Recorded information:
• • • • • • •

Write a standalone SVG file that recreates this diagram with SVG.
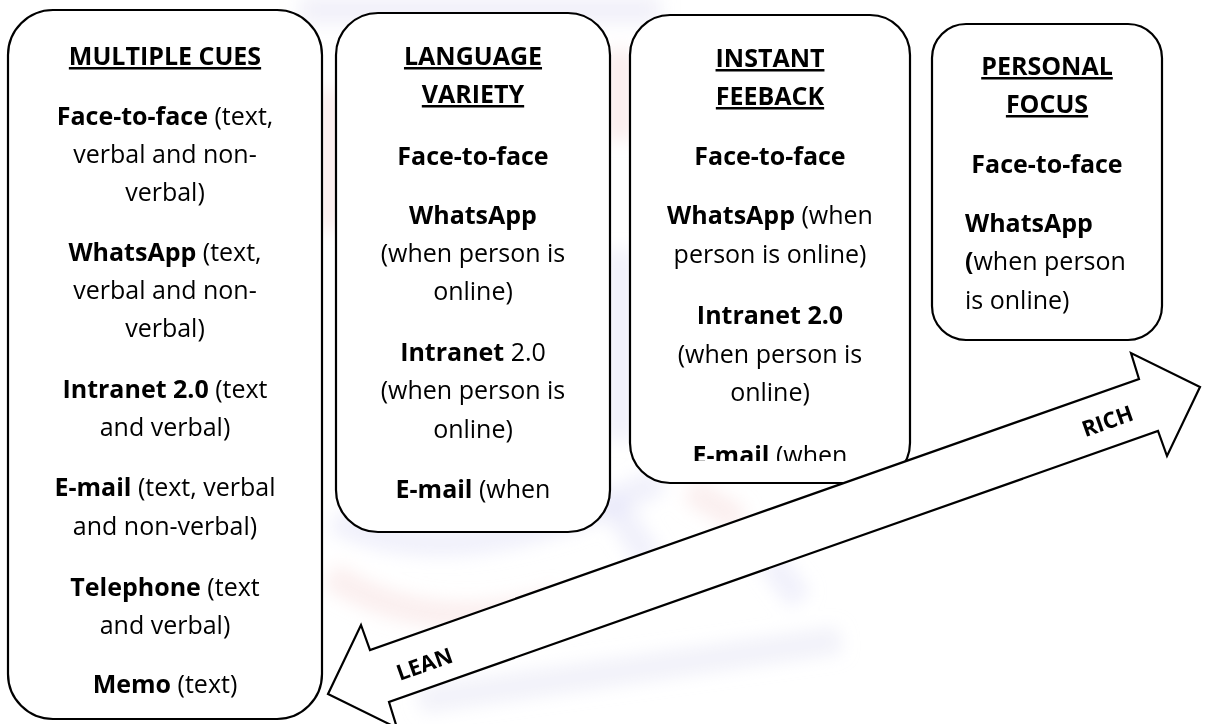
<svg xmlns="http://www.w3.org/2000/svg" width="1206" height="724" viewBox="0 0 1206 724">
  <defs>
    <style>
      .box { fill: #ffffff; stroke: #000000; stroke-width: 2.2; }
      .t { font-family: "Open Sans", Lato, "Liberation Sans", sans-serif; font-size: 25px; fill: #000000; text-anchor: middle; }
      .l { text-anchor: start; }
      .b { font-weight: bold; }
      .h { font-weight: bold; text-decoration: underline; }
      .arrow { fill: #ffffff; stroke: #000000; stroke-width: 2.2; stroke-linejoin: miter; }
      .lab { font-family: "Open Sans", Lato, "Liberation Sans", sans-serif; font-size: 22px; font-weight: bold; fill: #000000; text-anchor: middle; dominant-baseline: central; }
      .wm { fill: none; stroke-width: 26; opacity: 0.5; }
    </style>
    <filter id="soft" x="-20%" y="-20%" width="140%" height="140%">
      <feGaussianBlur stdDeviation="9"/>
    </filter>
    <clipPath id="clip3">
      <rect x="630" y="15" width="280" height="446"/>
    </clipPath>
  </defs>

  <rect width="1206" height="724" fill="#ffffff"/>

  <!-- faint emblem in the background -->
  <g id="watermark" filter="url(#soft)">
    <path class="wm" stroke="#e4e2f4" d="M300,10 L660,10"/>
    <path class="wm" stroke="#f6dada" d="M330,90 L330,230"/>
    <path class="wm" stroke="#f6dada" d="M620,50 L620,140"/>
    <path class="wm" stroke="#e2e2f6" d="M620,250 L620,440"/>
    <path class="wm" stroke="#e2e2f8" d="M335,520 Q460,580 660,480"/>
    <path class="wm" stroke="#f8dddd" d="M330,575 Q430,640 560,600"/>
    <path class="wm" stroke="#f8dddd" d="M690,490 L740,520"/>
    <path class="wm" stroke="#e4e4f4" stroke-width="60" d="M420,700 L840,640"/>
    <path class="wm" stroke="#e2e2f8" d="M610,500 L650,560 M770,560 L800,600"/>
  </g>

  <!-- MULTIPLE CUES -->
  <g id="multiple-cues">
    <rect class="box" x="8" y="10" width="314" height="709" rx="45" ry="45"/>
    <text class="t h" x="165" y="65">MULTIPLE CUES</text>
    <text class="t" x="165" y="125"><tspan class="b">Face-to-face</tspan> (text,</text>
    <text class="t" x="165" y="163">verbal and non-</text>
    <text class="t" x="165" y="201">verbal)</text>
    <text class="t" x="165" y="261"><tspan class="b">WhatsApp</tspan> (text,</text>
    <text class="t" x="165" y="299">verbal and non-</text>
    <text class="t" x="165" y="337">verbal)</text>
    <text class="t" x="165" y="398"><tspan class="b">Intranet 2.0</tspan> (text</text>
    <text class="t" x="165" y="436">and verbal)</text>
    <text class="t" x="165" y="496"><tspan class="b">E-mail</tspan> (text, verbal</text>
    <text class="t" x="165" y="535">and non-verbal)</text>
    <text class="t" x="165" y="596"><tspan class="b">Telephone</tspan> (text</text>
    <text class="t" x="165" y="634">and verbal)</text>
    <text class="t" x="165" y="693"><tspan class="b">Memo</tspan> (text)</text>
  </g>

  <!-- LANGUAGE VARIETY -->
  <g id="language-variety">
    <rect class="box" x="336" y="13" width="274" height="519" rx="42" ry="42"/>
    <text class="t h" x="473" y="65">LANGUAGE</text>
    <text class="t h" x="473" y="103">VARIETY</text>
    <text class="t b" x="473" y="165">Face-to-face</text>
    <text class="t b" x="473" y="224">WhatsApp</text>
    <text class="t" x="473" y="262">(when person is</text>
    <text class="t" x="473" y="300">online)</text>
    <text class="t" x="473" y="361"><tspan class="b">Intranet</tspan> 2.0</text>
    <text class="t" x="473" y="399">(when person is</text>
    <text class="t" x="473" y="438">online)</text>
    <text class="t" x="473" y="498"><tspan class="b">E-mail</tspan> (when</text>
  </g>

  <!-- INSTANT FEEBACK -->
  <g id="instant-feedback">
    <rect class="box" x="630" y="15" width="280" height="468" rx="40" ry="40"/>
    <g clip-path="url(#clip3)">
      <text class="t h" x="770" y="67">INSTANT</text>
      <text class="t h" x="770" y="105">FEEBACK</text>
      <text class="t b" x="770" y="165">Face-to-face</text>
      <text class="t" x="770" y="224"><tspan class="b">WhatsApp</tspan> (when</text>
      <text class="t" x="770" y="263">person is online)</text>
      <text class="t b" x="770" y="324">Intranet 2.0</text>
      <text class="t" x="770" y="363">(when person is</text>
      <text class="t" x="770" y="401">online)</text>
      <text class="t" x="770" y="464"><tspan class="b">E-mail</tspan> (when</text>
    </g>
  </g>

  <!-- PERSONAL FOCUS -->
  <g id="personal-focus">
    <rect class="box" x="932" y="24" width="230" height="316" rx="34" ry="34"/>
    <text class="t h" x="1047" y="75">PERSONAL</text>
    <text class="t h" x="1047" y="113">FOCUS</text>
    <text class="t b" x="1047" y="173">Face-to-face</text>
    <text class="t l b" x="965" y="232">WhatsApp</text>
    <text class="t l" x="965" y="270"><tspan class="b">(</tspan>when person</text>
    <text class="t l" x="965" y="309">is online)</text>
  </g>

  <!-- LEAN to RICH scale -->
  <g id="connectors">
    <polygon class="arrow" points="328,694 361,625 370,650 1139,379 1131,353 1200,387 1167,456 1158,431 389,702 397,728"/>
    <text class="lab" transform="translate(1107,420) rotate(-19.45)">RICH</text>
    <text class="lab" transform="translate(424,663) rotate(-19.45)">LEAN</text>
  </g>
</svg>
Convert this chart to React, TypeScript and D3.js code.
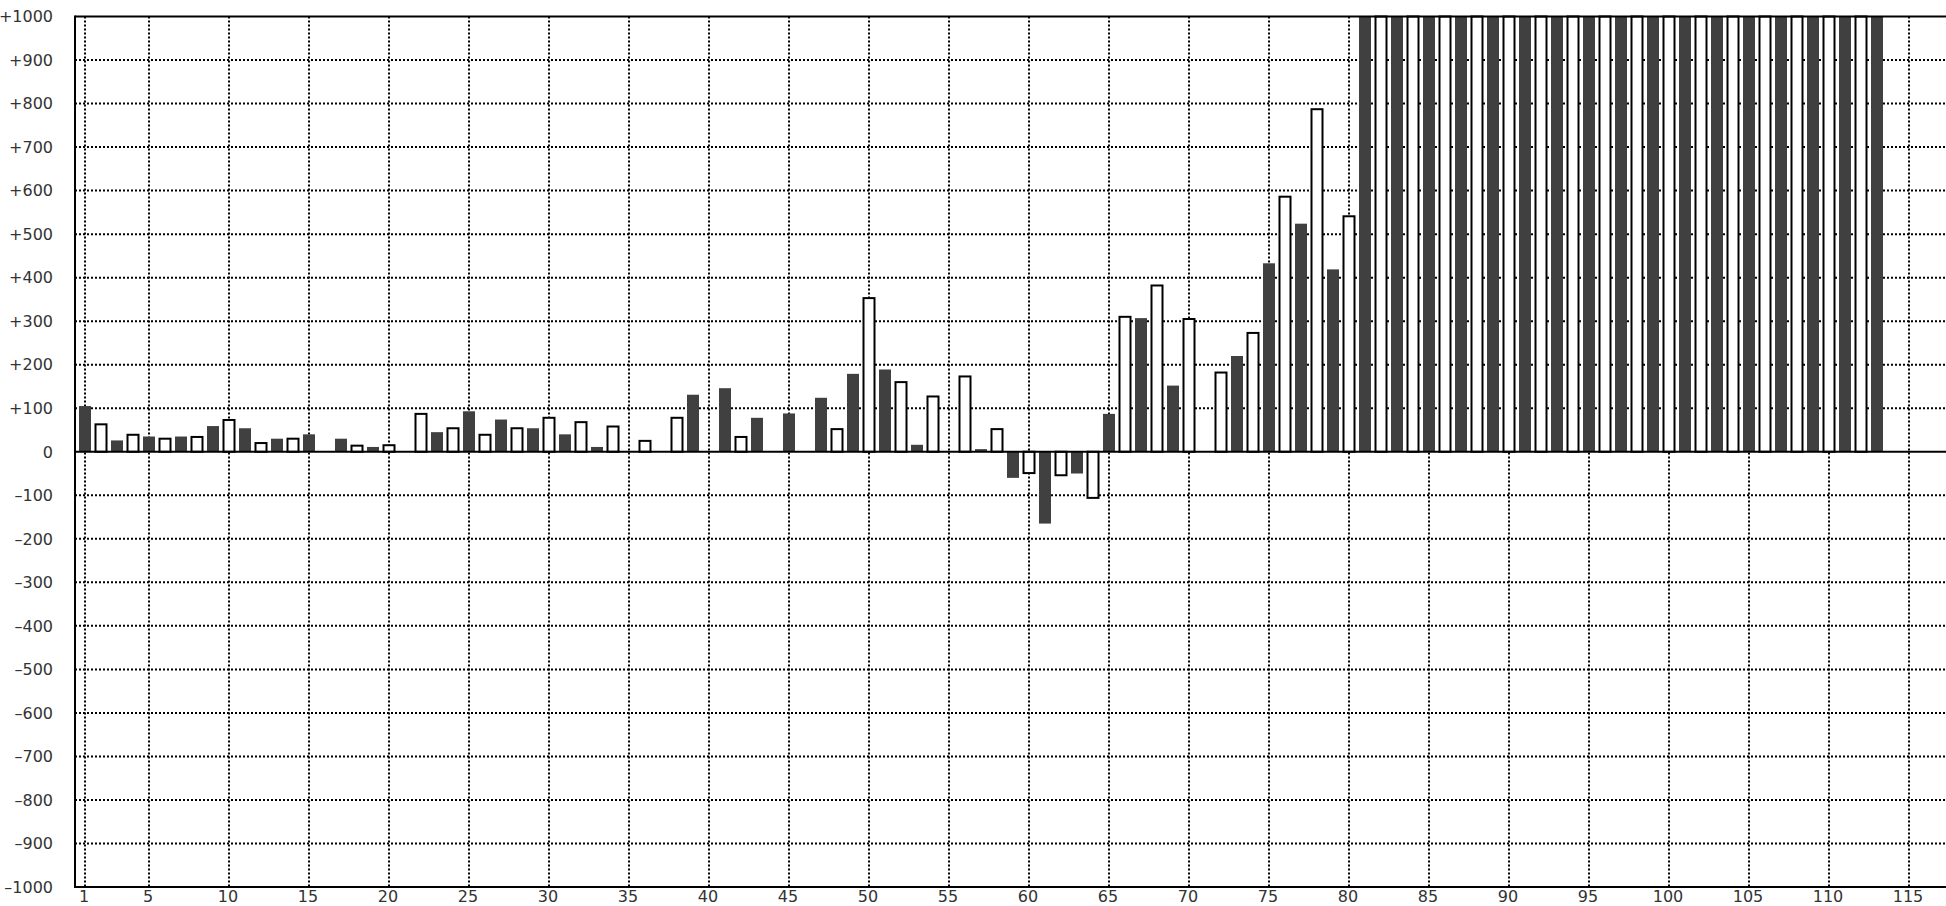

• • • • • • •

Instructions for the task: Give all the entries again exactly, dropping each picture.

Exercise response:
Write a standalone SVG file that recreates this diagram with SVG.
<svg xmlns="http://www.w3.org/2000/svg" width="1206" height="724" viewBox="0 0 1206 724">
  <defs>
    <style>
      .box { fill: #ffffff; stroke: #000000; stroke-width: 2.2; }
      .t { font-family: "Open Sans", Lato, "Liberation Sans", sans-serif; font-size: 25px; fill: #000000; text-anchor: middle; }
      .l { text-anchor: start; }
      .b { font-weight: bold; }
      .h { font-weight: bold; text-decoration: underline; }
      .arrow { fill: #ffffff; stroke: #000000; stroke-width: 2.2; stroke-linejoin: miter; }
      .lab { font-family: "Open Sans", Lato, "Liberation Sans", sans-serif; font-size: 22px; font-weight: bold; fill: #000000; text-anchor: middle; dominant-baseline: central; }
      .wm { fill: none; stroke-width: 26; opacity: 0.5; }
    </style>
    <filter id="soft" x="-20%" y="-20%" width="140%" height="140%">
      <feGaussianBlur stdDeviation="9"/>
    </filter>
    <clipPath id="clip3">
      <rect x="630" y="15" width="280" height="446"/>
    </clipPath>
  </defs>

  <rect width="1206" height="724" fill="#ffffff"/>

  <!-- faint emblem in the background -->
  <g id="watermark" filter="url(#soft)">
    <path class="wm" stroke="#e4e2f4" d="M300,10 L660,10"/>
    <path class="wm" stroke="#f6dada" d="M330,90 L330,230"/>
    <path class="wm" stroke="#f6dada" d="M620,50 L620,140"/>
    <path class="wm" stroke="#e2e2f6" d="M620,250 L620,440"/>
    <path class="wm" stroke="#e2e2f8" d="M335,520 Q460,580 660,480"/>
    <path class="wm" stroke="#f8dddd" d="M330,575 Q430,640 560,600"/>
    <path class="wm" stroke="#f8dddd" d="M690,490 L740,520"/>
    <path class="wm" stroke="#e4e4f4" stroke-width="60" d="M420,700 L840,640"/>
    <path class="wm" stroke="#e2e2f8" d="M610,500 L650,560 M770,560 L800,600"/>
  </g>

  <!-- MULTIPLE CUES -->
  <g id="multiple-cues">
    <rect class="box" x="8" y="10" width="314" height="709" rx="45" ry="45"/>
    <text class="t h" x="165" y="65">MULTIPLE CUES</text>
    <text class="t" x="165" y="125"><tspan class="b">Face-to-face</tspan> (text,</text>
    <text class="t" x="165" y="163">verbal and non-</text>
    <text class="t" x="165" y="201">verbal)</text>
    <text class="t" x="165" y="261"><tspan class="b">WhatsApp</tspan> (text,</text>
    <text class="t" x="165" y="299">verbal and non-</text>
    <text class="t" x="165" y="337">verbal)</text>
    <text class="t" x="165" y="398"><tspan class="b">Intranet 2.0</tspan> (text</text>
    <text class="t" x="165" y="436">and verbal)</text>
    <text class="t" x="165" y="496"><tspan class="b">E-mail</tspan> (text, verbal</text>
    <text class="t" x="165" y="535">and non-verbal)</text>
    <text class="t" x="165" y="596"><tspan class="b">Telephone</tspan> (text</text>
    <text class="t" x="165" y="634">and verbal)</text>
    <text class="t" x="165" y="693"><tspan class="b">Memo</tspan> (text)</text>
  </g>

  <!-- LANGUAGE VARIETY -->
  <g id="language-variety">
    <rect class="box" x="336" y="13" width="274" height="519" rx="42" ry="42"/>
    <text class="t h" x="473" y="65">LANGUAGE</text>
    <text class="t h" x="473" y="103">VARIETY</text>
    <text class="t b" x="473" y="165">Face-to-face</text>
    <text class="t b" x="473" y="224">WhatsApp</text>
    <text class="t" x="473" y="262">(when person is</text>
    <text class="t" x="473" y="300">online)</text>
    <text class="t" x="473" y="361"><tspan class="b">Intranet</tspan> 2.0</text>
    <text class="t" x="473" y="399">(when person is</text>
    <text class="t" x="473" y="438">online)</text>
    <text class="t" x="473" y="498"><tspan class="b">E-mail</tspan> (when</text>
  </g>

  <!-- INSTANT FEEBACK -->
  <g id="instant-feedback">
    <rect class="box" x="630" y="15" width="280" height="468" rx="40" ry="40"/>
    <g clip-path="url(#clip3)">
      <text class="t h" x="770" y="67">INSTANT</text>
      <text class="t h" x="770" y="105">FEEBACK</text>
      <text class="t b" x="770" y="165">Face-to-face</text>
      <text class="t" x="770" y="224"><tspan class="b">WhatsApp</tspan> (when</text>
      <text class="t" x="770" y="263">person is online)</text>
      <text class="t b" x="770" y="324">Intranet 2.0</text>
      <text class="t" x="770" y="363">(when person is</text>
      <text class="t" x="770" y="401">online)</text>
      <text class="t" x="770" y="464"><tspan class="b">E-mail</tspan> (when</text>
    </g>
  </g>

  <!-- PERSONAL FOCUS -->
  <g id="personal-focus">
    <rect class="box" x="932" y="24" width="230" height="316" rx="34" ry="34"/>
    <text class="t h" x="1047" y="75">PERSONAL</text>
    <text class="t h" x="1047" y="113">FOCUS</text>
    <text class="t b" x="1047" y="173">Face-to-face</text>
    <text class="t l b" x="965" y="232">WhatsApp</text>
    <text class="t l" x="965" y="270"><tspan class="b">(</tspan>when person</text>
    <text class="t l" x="965" y="309">is online)</text>
  </g>

  <!-- LEAN to RICH scale -->
  <g id="connectors">
    <polygon class="arrow" points="328,694 361,625 370,650 1139,379 1131,353 1200,387 1167,456 1158,431 389,702 397,728"/>
    <text class="lab" transform="translate(1107,420) rotate(-19.45)">RICH</text>
    <text class="lab" transform="translate(424,663) rotate(-19.45)">LEAN</text>
  </g>
</svg>
Convert this chart to React, TypeScript and D3.js code.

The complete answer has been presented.